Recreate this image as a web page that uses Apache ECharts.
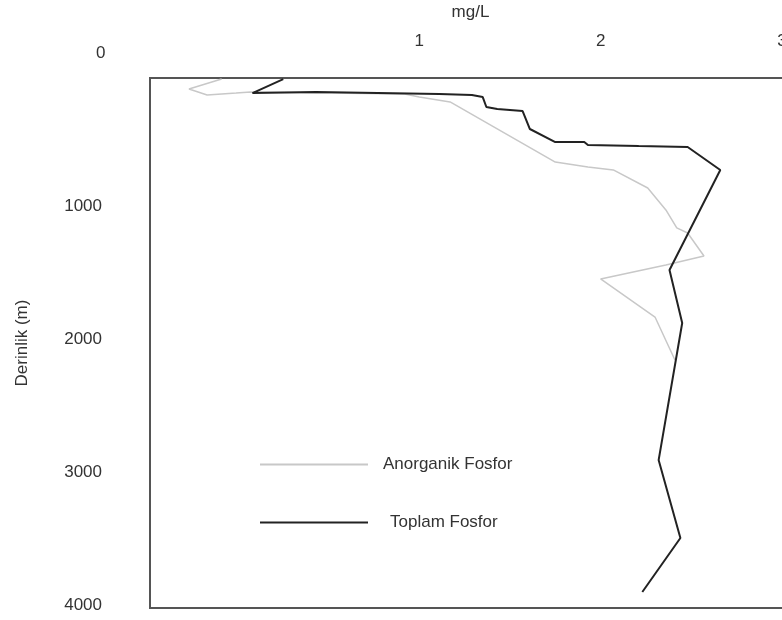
<!DOCTYPE html>
<html>
<head>
<meta charset="utf-8">
<script src="https://cdn.jsdelivr.net/npm/echarts@6/dist/echarts.min.js"></script>
<style>html,body{margin:0;padding:0;background:#fff;}#c{width:782px;height:620px;}</style>
</head>
<body>
<div id="c"></div>
<script>
// Series data: [value mg/L, depth m]
const anorganikFosfor = [
  [-0.09, 48], [-0.27, 123], [-0.17, 168], [-0.01, 153], [0.07, 145], [0.92, 160],
  [1.00, 183], [1.17, 220], [1.75, 671], [1.93, 708], [2.07, 730], [2.26, 866],
  [2.36, 1031], [2.42, 1166], [2.48, 1204], [2.57, 1377], [2.36, 1444],
  [2.00, 1549], [2.30, 1835], [2.41, 2158]
];
const toplamFosfor = [
  [0.25, 48], [0.08, 153], [0.43, 145], [0.44, 160], [1.11, 160], [1.29, 168],
  [1.35, 183], [1.37, 258], [1.43, 273], [1.57, 288], [1.61, 423], [1.75, 521],
  [1.91, 521], [1.93, 543], [2.21, 551], [2.48, 558], [2.66, 731], [2.38, 1482],
  [2.45, 1880], [2.32, 2909], [2.44, 3494], [2.23, 3900]
];
const xTickLabels = [1, 2, 3];
const yTickLabels = [1000, 2000, 3000, 4000];
const seriesNames = ['Anorganik Fosfor', 'Toplam Fosfor'];

const font = '"Liberation Sans", Arial, sans-serif';
const fs = 17;
const chart = echarts.init(document.getElementById('c'));
chart.setOption({
  animation: false,
  backgroundColor: '#fff',
  textStyle: { fontFamily: font },
  grid: { left: 150, top: 78, width: 641, height: 530, show: true, borderColor: '#555', borderWidth: 2,
          backgroundColor: 'transparent', containLabel: false, outerBoundsMode: 'none' },
  xAxis: {
    type: 'value', position: 'top', min: -0.485, max: 3.05,
    name: 'mg/L', nameLocation: 'middle', nameGap: 57,
    nameTextStyle: { color: '#333', fontSize: fs, fontFamily: font },
    axisLine: { show: false }, axisTick: { show: false }, splitLine: { show: false },
    axisLabel: { customValues: xTickLabels, margin: 28, color: '#333', fontSize: fs, fontFamily: font }
  },
  yAxis: {
    type: 'value', inverse: true, min: 40, max: 4020,
    name: 'Derinlik (m)', nameLocation: 'middle', nameGap: 119,
    nameTextStyle: { color: '#333', fontSize: fs, fontFamily: font },
    axisLine: { show: false }, axisTick: { show: false }, splitLine: { show: false },
    axisLabel: { customValues: yTickLabels, margin: 48, color: '#333', fontSize: fs, fontFamily: font,
                 formatter: function (v) { return String(v); } }
  },
  legend: {
    orient: 'vertical', left: 255, top: 451, icon: 'rect', itemWidth: 108, itemHeight: 2, itemGap: 41,
    textStyle: { color: '#333', fontSize: fs, fontFamily: font, padding: [0, 0, 0, 10] },
    data: [
      { name: seriesNames[0] },
      { name: seriesNames[1], textStyle: { padding: [0, 0, 0, 17] } }
    ]
  },
  graphic: [
    { type: 'text', left: 96, top: 45, style: { text: '0', fill: '#333', font: fs + 'px ' + font } }
  ],
  series: [
    { name: seriesNames[0], type: 'line', data: anorganikFosfor, symbol: 'none',
      lineStyle: { color: '#c8c8c8', width: 1.5 }, itemStyle: { color: '#c8c8c8' } },
    { name: seriesNames[1], type: 'line', data: toplamFosfor, symbol: 'none',
      lineStyle: { color: '#222', width: 2 }, itemStyle: { color: '#222' } }
  ]
});
</script>
</body>
</html>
=======
## Exercise prompt
Repeat all the data as it stands, dropping any images it holds.

## Result below
Recreate this image as a web page that uses Apache ECharts.
<!DOCTYPE html>
<html>
<head>
<meta charset="utf-8">
<script src="https://cdn.jsdelivr.net/npm/echarts@6/dist/echarts.min.js"></script>
<style>html,body{margin:0;padding:0;background:#fff;}#c{width:782px;height:620px;}</style>
</head>
<body>
<div id="c"></div>
<script>
// Series data: [value mg/L, depth m]
const anorganikFosfor = [
  [-0.09, 48], [-0.27, 123], [-0.17, 168], [-0.01, 153], [0.07, 145], [0.92, 160],
  [1.00, 183], [1.17, 220], [1.75, 671], [1.93, 708], [2.07, 730], [2.26, 866],
  [2.36, 1031], [2.42, 1166], [2.48, 1204], [2.57, 1377], [2.36, 1444],
  [2.00, 1549], [2.30, 1835], [2.41, 2158]
];
const toplamFosfor = [
  [0.25, 48], [0.08, 153], [0.43, 145], [0.44, 160], [1.11, 160], [1.29, 168],
  [1.35, 183], [1.37, 258], [1.43, 273], [1.57, 288], [1.61, 423], [1.75, 521],
  [1.91, 521], [1.93, 543], [2.21, 551], [2.48, 558], [2.66, 731], [2.38, 1482],
  [2.45, 1880], [2.32, 2909], [2.44, 3494], [2.23, 3900]
];
const xTickLabels = [1, 2, 3];
const yTickLabels = [1000, 2000, 3000, 4000];
const seriesNames = ['Anorganik Fosfor', 'Toplam Fosfor'];

const font = '"Liberation Sans", Arial, sans-serif';
const fs = 17;
const chart = echarts.init(document.getElementById('c'));
chart.setOption({
  animation: false,
  backgroundColor: '#fff',
  textStyle: { fontFamily: font },
  grid: { left: 150, top: 78, width: 641, height: 530, show: true, borderColor: '#555', borderWidth: 2,
          backgroundColor: 'transparent', containLabel: false, outerBoundsMode: 'none' },
  xAxis: {
    type: 'value', position: 'top', min: -0.485, max: 3.05,
    name: 'mg/L', nameLocation: 'middle', nameGap: 57,
    nameTextStyle: { color: '#333', fontSize: fs, fontFamily: font },
    axisLine: { show: false }, axisTick: { show: false }, splitLine: { show: false },
    axisLabel: { customValues: xTickLabels, margin: 28, color: '#333', fontSize: fs, fontFamily: font }
  },
  yAxis: {
    type: 'value', inverse: true, min: 40, max: 4020,
    name: 'Derinlik (m)', nameLocation: 'middle', nameGap: 119,
    nameTextStyle: { color: '#333', fontSize: fs, fontFamily: font },
    axisLine: { show: false }, axisTick: { show: false }, splitLine: { show: false },
    axisLabel: { customValues: yTickLabels, margin: 48, color: '#333', fontSize: fs, fontFamily: font,
                 formatter: function (v) { return String(v); } }
  },
  legend: {
    orient: 'vertical', left: 255, top: 451, icon: 'rect', itemWidth: 108, itemHeight: 2, itemGap: 41,
    textStyle: { color: '#333', fontSize: fs, fontFamily: font, padding: [0, 0, 0, 10] },
    data: [
      { name: seriesNames[0] },
      { name: seriesNames[1], textStyle: { padding: [0, 0, 0, 17] } }
    ]
  },
  graphic: [
    { type: 'text', left: 96, top: 45, style: { text: '0', fill: '#333', font: fs + 'px ' + font } }
  ],
  series: [
    { name: seriesNames[0], type: 'line', data: anorganikFosfor, symbol: 'none',
      lineStyle: { color: '#c8c8c8', width: 1.5 }, itemStyle: { color: '#c8c8c8' } },
    { name: seriesNames[1], type: 'line', data: toplamFosfor, symbol: 'none',
      lineStyle: { color: '#222', width: 2 }, itemStyle: { color: '#222' } }
  ]
});
</script>
</body>
</html>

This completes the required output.